Four years later, by the time I left school, I had passed well and truly through. In those days, studying a modern language involved intensive study of literature. We studied Prinz Friedrich von Homburg and other writings of Kleist, carefully read Maria Stuart, and more than dabbled in the shallows of Faust part I.  A personal enthusiasm bordering on obsession led me to commit large slabs of Faust to memory, and they are still there. Giles had introduced us to recordings of Gründgens‘ performance of Mephistopheles in Faust; another teacher, Mark Phillips, earned my particular  gratitude by playing me Schubert’s Die schöne Müllerin.  And so the way was opened though literature to poetry, to Lieder, to Wagner and to the extraordinary contribution of the German language to the life of the arts from the 18th century on.

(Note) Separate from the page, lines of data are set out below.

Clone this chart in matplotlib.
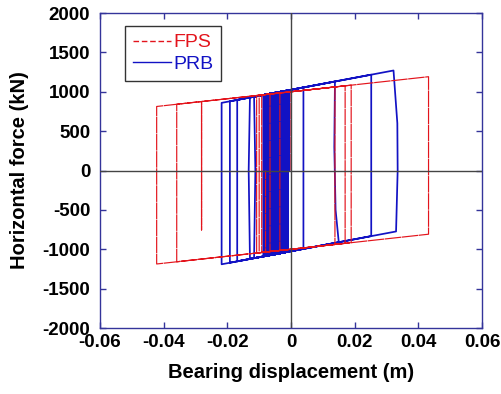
import matplotlib
matplotlib.use("Agg")
import matplotlib.pyplot as plt
from matplotlib.lines import Line2D

plt.rcParams["font.family"] = ["Liberation Sans", "DejaVu Sans"]
plt.rcParams["path.simplify"] = False

# Force-displacement path of the friction pendulum system (FPS): vertices in order
fps_disp = [0.0, 0.0, 0.0138, 0.0138, -0.0108, -0.0108, 0.0189, 0.0189,
            -0.0359, -0.0359, 0.0432, 0.0432, -0.0422, -0.0422, -0.0281,
            -0.0281, -0.0281, 0.0170, 0.0170, -0.0100, -0.0100, -0.0035,
            -0.0035, -0.0092, -0.0092, -0.0066, -0.0066, -0.0080, -0.0080]
fps_force = [0, 1000, 1061, -939, -1048, 952, 1084, -916,
             -1159, 841, 1191, -809, -1187, 813, 876,
             -755, 876, 1075, -925, -1044, 956, 985,
             -1015, -1041, 959, 971, -1029, -1035, 0]

# PRB bearing: large cycles, vertices in order
prb_disp = [-0.0005, -0.0005, 0.0039, 0.0039, -0.0169, -0.0169,
            0.0138, 0.0136, 0.0140, 0.0150, -0.0192, -0.0192,
            0.0322, 0.0334, 0.0335, 0.0330, -0.0218, -0.0218,
            0.0252, 0.0252, -0.0129, -0.0133, -0.0129,
            -0.0009, -0.0009, -0.0116, -0.0112, -0.0116]
prb_force = [0, 1021, 1055, -995, -1153, 897,
             1130, 300, -500, -911, -1171, 879,
             1270, 600, 0, -774, -1191, 859,
             1217, -833, -1123, 0, 927,
             1018, -1032, -1113, 0, 937]

# PRB bearing: small cycles near the origin, one entry per reversal
# (alternating: right-hand reversal, left-hand reversal, ...)
prb_small_disp = [-0.0011, -0.0087, -0.0013, -0.0085, -0.0015, -0.0083,
                  -0.0017, -0.0081, -0.0019, -0.0079, -0.0021, -0.0077,
                  -0.0023, -0.0075, -0.0025, -0.0073, -0.0027, -0.0071,
                  -0.0029, -0.0069, -0.0031, -0.0067, -0.0033, -0.0065,
                  -0.0035, -0.0063, -0.0037, -0.0061, -0.0039, -0.0059,
                  -0.0041, -0.0057, -0.0043, -0.0055, -0.0045, -0.0053,
                  -0.0047, -0.0051, -0.0049]
prb_small_upper = [1017, 959, 1015, 960, 1014, 962,
                   1012, 963, 1011, 965, 1009, 966,
                   1008, 968, 1006, 970, 1004, 971,
                   1003, 973, 1001, 974, 1000, 976,
                   998, 977, 997, 979, 995, 980,
                   994, 982, 992, 983, 991, 985,
                   989, 986, 988]
prb_small_lower = [-1033, -1091, -1035, -1090, -1036, -1088,
                   -1038, -1087, -1039, -1085, -1041, -1084,
                   -1043, -1082, -1044, -1081, -1046, -1079,
                   -1047, -1077, -1049, -1076, -1050, -1074,
                   -1052, -1073, -1053, -1071, -1055, -1070,
                   -1056, -1068, -1058, -1067, -1059, -1065,
                   -1061, -1064, -1062]

series_names = ["FPS", "PRB"]

x_ticks = [-0.06, -0.04, -0.02, 0.0, 0.02, 0.04, 0.06]
x_tick_labels = ["-0.06", "-0.04", "-0.02", "0", "0.02", "0.04", "0.06"]
y_ticks = [-2000, -1500, -1000, -500, 0, 500, 1000, 1500, 2000]
y_tick_labels = ["-2000", "-1500", "-1000", "-500", "0", "500", "1000", "1500", "2000"]

red = "#e3141c"
blue = "#1212c4"
frame_color = "#34349a"

# Assemble the full PRB path: at a right-hand reversal the force drops from
# the upper to the lower branch, at a left-hand reversal it rises back.
prb_x = list(prb_disp)
prb_f = list(prb_force)
for i, (d, up, lo) in enumerate(zip(prb_small_disp, prb_small_upper, prb_small_lower)):
    if i % 2 == 0:
        prb_x += [d, d]
        prb_f += [up, lo]
    else:
        prb_x += [d, d]
        prb_f += [lo, up]

fig = plt.figure(figsize=(5.02, 3.94), dpi=100)
ax = fig.add_axes([0.1992, 0.1675, 0.761, 0.7995])

ax.plot(prb_x, prb_f, color=blue, lw=1.25, zorder=2)
ax.plot(fps_disp, fps_force, color=red, lw=0.85, ls=(0, (14, 0.5)), zorder=2.5)

ax.axhline(0, color="#444444", lw=1.0, zorder=3)
ax.axvline(0, color="#444444", lw=1.0, zorder=3)

ax.set_xlim(-0.06, 0.06)
ax.set_ylim(-2000, 2000)
ax.set_xticks(x_ticks)
ax.set_xticklabels(x_tick_labels)
ax.set_yticks(y_ticks)
ax.set_yticklabels(y_tick_labels)

for sp in ax.spines.values():
    sp.set_color(frame_color)
    sp.set_linewidth(1.0)

ax.tick_params(direction="in", length=4.5, width=1.0, color=frame_color,
               top=True, right=True, labelsize=13.5, labelcolor="black")
ax.tick_params(axis="x", pad=4)
ax.tick_params(axis="y", pad=7)
for lab in ax.get_xticklabels() + ax.get_yticklabels():
    lab.set_fontweight("bold")

ax.set_xlabel("Bearing displacement (m)", fontsize=14.5, fontweight="bold", labelpad=9)
ax.set_ylabel("Horizontal force (kN)", fontsize=14.5, fontweight="bold", labelpad=10)

handles = [Line2D([], [], color=red, lw=1.0, ls=(0, (4, 2))),
           Line2D([], [], color=blue, lw=1.0)]
leg = ax.legend(handles, series_names, loc="upper left",
                bbox_to_anchor=(0.065, 0.959), borderaxespad=0,
                fancybox=False, edgecolor="#333333", framealpha=1,
                fontsize=14, handlelength=1.95, handletextpad=0.15,
                labelspacing=0.22, borderpad=0.4)
leg.get_frame().set_linewidth(1.0)
for txt, col in zip(leg.get_texts(), [red, blue]):
    txt.set_color(col)

fig.savefig("out.png", dpi=100)
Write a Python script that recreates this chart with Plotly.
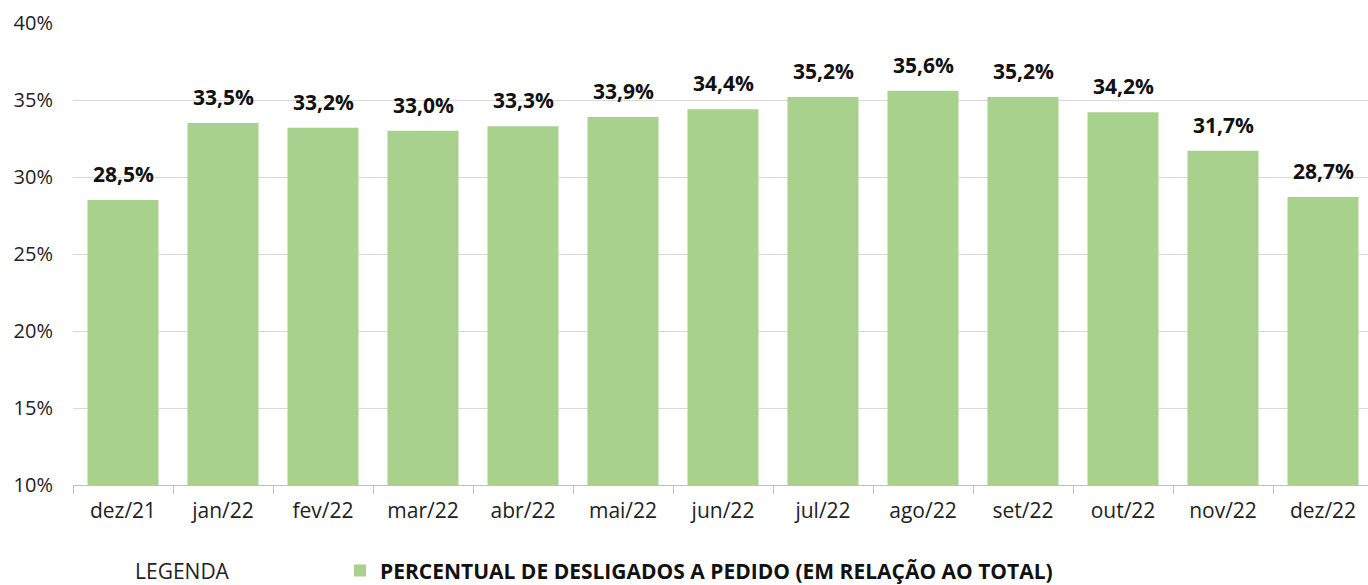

German literature and culture had thus passed into my bloodstream, and become part of my imagination and mental being. So it was inevitable that I would take modern languages to university, where I was lucky enough to be tutored by a third fine teacher, Francis Lamport, at Worcester College, Oxford. Sadly, before long, but not before adding authors such as Büchner, Grillparzer, Kafka and Mann to my acquaintance, I abandoned the outer form of German studies, and dwindled into a lawyer. But the fire within was alight, and it burns still. The few years between the ages of 14 and 18 when I studied German represent the dominant intellectual influence in my education, and the one for which I am most grateful.

The simple aim of this prize is to enable other students to set out on the same journey which has enriched my way of seeing the world, to discover the inspiration of the German literary canon, and to avow the great truth uttered by Karl der Groβe himself: “The man who has another language has another soul”.